Verify a Velero backup

A backup that has never been restored isn’t a backup. The backup-verify operator runs scheduled or ad-hoc verification jobs in two modes - cheap checksum-only and the real full-restore mode that creates a sandbox namespace, applies the Velero Restore CR, diffs the result against the backup manifest, then tears the sandbox + Restore down.

This recipe walks through full-restore end-to-end.

Prerequisites

ugallu umbrella chart installed with backup-verify enabled.
Velero installed in velero namespace, with a working BackupStorageLocation (“BSL”) and at least one completed Backup.
Permissions: the backup-verify ServiceAccount must be able to CRUD Restores in the velero namespace and read/delete the sandbox namespace cluster-wide. The umbrella chart provisions this RBAC by default.

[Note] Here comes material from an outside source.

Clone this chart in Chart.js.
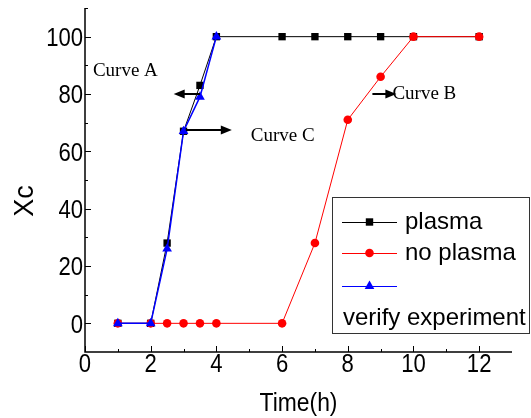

kubectl -n velero get backups.velero.io
# nightly-2026-04-29   Completed   ...

Create the run

The sandbox namespace name must end with -bvsandbox - a ValidatingAdmissionPolicy enforces the suffix so accidental full-restores can’t target a production namespace.

apiVersion: security.ugallu.io/v1alpha1
kind: BackupVerifyRun
metadata:
  name: nightly-velero-fullrestore
  namespace: ugallu-system
spec:
  backend: velero
  backupRef:
    name: nightly-2026-04-29
    namespace: velero
  mode: full-restore
  sandboxNamespace: nightly-2026-04-29-bvsandbox
  timeout: 10m

kubectl apply -f bvr-nightly.yaml

Watch the pipeline

kubectl -n ugallu-system get backupverifyruns -w

You should see the Phase walk through:

Pending -> Running -> Succeeded

While Running, the controller:

creates a velero.io/v1.Restore CR in velero namespace with namespaceMapping aimed at the sandbox namespace
polls the Restore’s phase every 10s until terminal (Completed, Failed, PartiallyFailed)
lists Pods, ConfigMaps, Secrets and ServiceAccounts in the sandbox and diffs counts against the Backup’s manifest
emits BackupVerifyCompleted (or BackupVerifyMismatch if any finding crosses high severity)
deletes the sandbox namespace and the Restore CR

Inspect the result

kubectl -n ugallu-system get backupverifyresult nightly-velero-fullrestore-result -o yaml

Key fields:

status.worstSeverity - the headline grade. Anything medium or above is worth investigating.
findings[] - per-finding details: code, severity, detail, evidence. A velero-restore-completed finding at info severity means the restore ran clean.
restoredObjectCount - how many K8s objects materialised in the sandbox.
checksum - empty for full-restore mode (the diff is the validation, not a checksum).

Find the SecurityEvent

kubectl get securityevents -A -l \
  ugallu.io/source=ugallu-backup-verify \
  --sort-by=.metadata.creationTimestamp

The SE class flips from Compliance to Detection if any finding crosses high severity. That’s the signal that drives forensics or paging - a clean run is Compliance / info, a real corruption is Detection / critical.

Schedule it

For nightly verification add a CronJob that creates a fresh CR each run (CRs are immutable after creation):

apiVersion: batch/v1
kind: CronJob
metadata:
  name: nightly-bvr
  namespace: ugallu-system
spec:
  schedule: "30 2 * * *"
  jobTemplate:
    spec:
      template:
        spec:
          serviceAccountName: ugallu-backup-verify-cron
          restartPolicy: OnFailure
          containers:
            - name: kubectl
              image: bitnami/kubectl:1.31
              command:
                - /bin/sh
                - -c
                - |
                  TS=$(date -u +%Y%m%d%H%M%S)
                  cat <<EOF | kubectl apply -f -
                  apiVersion: security.ugallu.io/v1alpha1
                  kind: BackupVerifyRun
                  metadata:
                    name: nightly-${TS}
                    namespace: ugallu-system
                  spec:
                    backend: velero
                    backupRef:
                      name: nightly-${TS}
                      namespace: velero
                    mode: full-restore
                    sandboxNamespace: bv-${TS}-bvsandbox
                    timeout: 15m
                  EOF

(Adjust the bitnami/kubectl image to your preferred mirror - the project policy bans Bitnami in production.)

TTLConfig keeps BackupVerifyResult CRs for 30 days by default

enough to walk back through the last month of nightly runs without disk pressure.